Tags: advice, art, attachment parenting, babies, baby, crafting, crafts, directions, easy, haggadah, how to, ideas, inspiration, inspiring, jewish, jewish renewal, jewishness, kids, life, mom, mommy, one year, parenting, parents, play, sahm, seder, stay at home mom, time, tips
Being with a baby 24/7 can be pretty overwhelming. Even if you somehow manage to find the time to create art, you may feel like you completely lack the energy to DO anything about it! For the first year of my daughter’s life, I tried out all sorts of different art-making strategies in attempts to find something that worked. As a SAHM of the “attachment parenting” variety (with a daughter who tends to only take naps while nursing), I have discovered a few tricks to help me continue making art on a quasi-regular basis…
1. Keep it simple, keep it small
Now might not be the best time for ambitious, gigantic, or super-messy projects. If you feel like you need to get momentum going to make something really awesome, you will be disappointed when you have to stop every 5 minutes to play with the baby, nurse, clean up some poop, etc… Instead, see if you can figure out projects that take less time, and can be done in little spurts without needing a lot of preparation or cleanup.
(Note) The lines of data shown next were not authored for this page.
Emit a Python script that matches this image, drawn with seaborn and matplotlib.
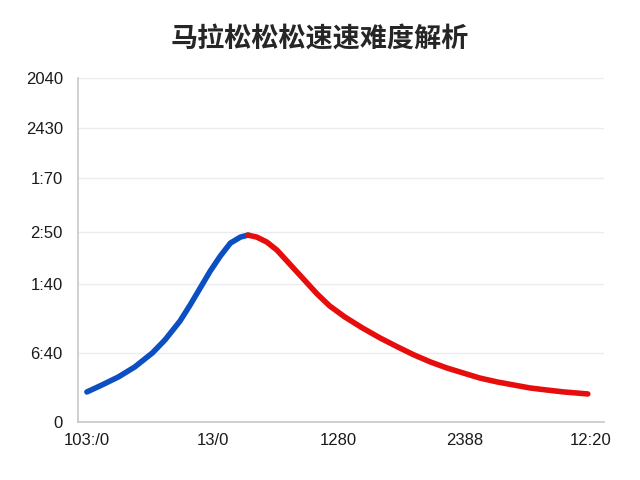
import matplotlib
matplotlib.use('Agg')
import matplotlib.pyplot as plt
import numpy as np
import pandas as pd
import seaborn as sns

# rising part of the curve (blue) and falling part (red)
rise_x = [0.00, 0.12, 0.25, 0.38, 0.52, 0.62, 0.74, 0.82, 0.90, 0.98,
          1.06, 1.14, 1.22, 1.28]
rise_y = [30, 37, 45, 55, 69, 82, 101, 117, 134, 151, 166, 179, 185, 187]
fall_x = [1.28, 1.35, 1.43, 1.51, 1.59, 1.67, 1.75, 1.83, 1.93, 2.05, 2.19,
          2.33, 2.47, 2.60, 2.73, 2.86, 2.99, 3.12, 3.26, 3.39, 3.52, 3.65,
          3.79, 3.98]
fall_y = [187, 185, 180, 172, 161, 150, 139, 128, 116, 105, 94,
          84, 75, 67, 60, 54, 49, 44, 40, 37, 34, 32,
          30, 28]

x_ticks = [0, 1, 2, 3, 4]
x_labels = ['103:/0', '13/0', '1280', '2388', '12:20']
y_ticks = [0, 69, 138, 190, 244, 294, 344]
y_labels = ['0', '6:40', '1:40', '2:50', '1:70', '2430', '2040']

title = '马拉松松松速速难度解析'

sns.set_style('whitegrid')
plt.rcParams['font.family'] = ['Liberation Sans', 'Noto Sans CJK SC', 'DejaVu Sans']

fig = plt.figure(figsize=(6.4, 4.8), dpi=100)
ax = fig.add_axes([0.122, 0.121, 0.822, 0.716])

rise = pd.DataFrame({'x': rise_x, 'y': rise_y})
fall = pd.DataFrame({'x': fall_x, 'y': fall_y})
sns.lineplot(data=rise, x='x', y='y', ax=ax, color='#0b4fc2', linewidth=4,
             solid_capstyle='round', solid_joinstyle='round')
sns.lineplot(data=fall, x='x', y='y', ax=ax, color='#e80d0d', linewidth=4,
             solid_capstyle='round', solid_joinstyle='round')

ax.set_xlim(-0.07, 4.11)
ax.set_ylim(0, 344)
ax.set_xticks(x_ticks)
ax.set_xticklabels(x_labels)
ax.set_yticks(y_ticks)
ax.set_yticklabels(y_labels)
ax.set(xlabel='', ylabel='')

ax.grid(axis='x', visible=False)
ax.grid(axis='y', color='#ececf0', linewidth=1)
for side in ['top', 'right']:
    ax.spines[side].set_visible(False)
for side in ['left', 'bottom']:
    ax.spines[side].set_color('#c8c8cc')
    ax.spines[side].set_linewidth(1.2)
ax.tick_params(axis='y', length=0, pad=11, labelsize=12, colors='#1a1a1a')
ax.tick_params(axis='x', length=0, pad=8, labelsize=12, colors='#1a1a1a')

fig.text(0.5, 0.92, title, ha='center', va='center', fontsize=19.5,
         fontweight='bold', family=['Noto Sans CJK SC', 'DejaVu Sans'])

fig.savefig('out.png', dpi=100)
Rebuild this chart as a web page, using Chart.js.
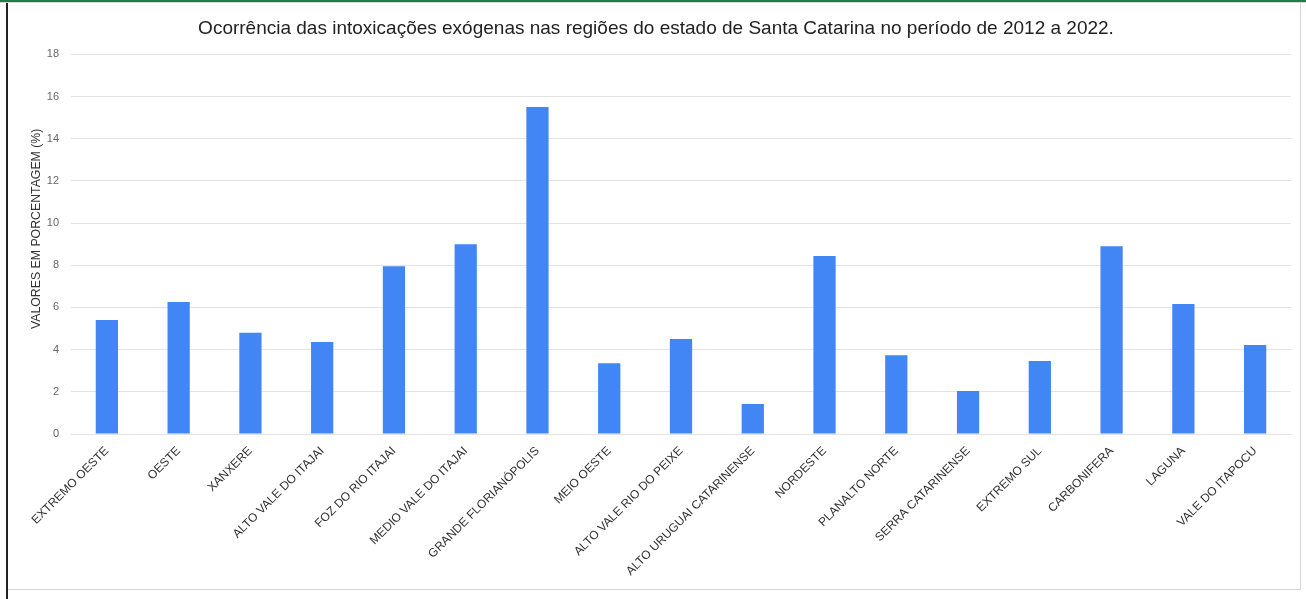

2. Accept that your art will be different now
That might sound scary, but it is not a bad thing! As mentioned above, you may only have 5 minutes at a time (or less!) to work on your art, and this will definitely have an effect on the outcome. This game of musical chairs might end up giving your artwork an interesting new flavor.
3. Try new mediums
I was primarily a painter in my pre-baby life, which has totally not been working out for me in the past year. But I am now discovering the joys of illustration, collage, and fabric art. When I’m working with baby-safe materials (like fabric), she can even play alongside with me while I work!
4. Make a plan while nursing
I prefer spontaneous, unplanned, messy art-making. But I have discovered that when every half-second counts, it is better to begin making artwork when I already know what I’m going to make. And what better time to plan it all out than when trapped under a nursing baby?
5. Let your baby teach you how to appreciate everyday awesomeness
Babies are amazed by simple things like mirrors, bubbles, or seeing a flower that is PURPLE. Instead of thinking this is cute and then focusing on “important stuff”, take a moment to really investigate the awesomeness that your baby is pointing out to you. See it for yourself as if YOU are seeing it for the first time… and notice that it really IS amazing! This is a great opportunity for art inspiration.
I’m looking forward to when my daughter is old enough to paint alongside me instead of try to eat the brushes! In the meantime, I create things out of non-toxic substances that she can grab at while I use them. Today, I started working on a fabric collage of POMEGRANATES (Recently, I have been obsessed with pomegranates. Perhaps because spring is coming, and pomegranates are a symbol of swelling, bursting fertility)! Ariana “helped” me put together the artwork, by sitting on top of the canvas, then snatching up the fabric pieces and hiding them under the rug!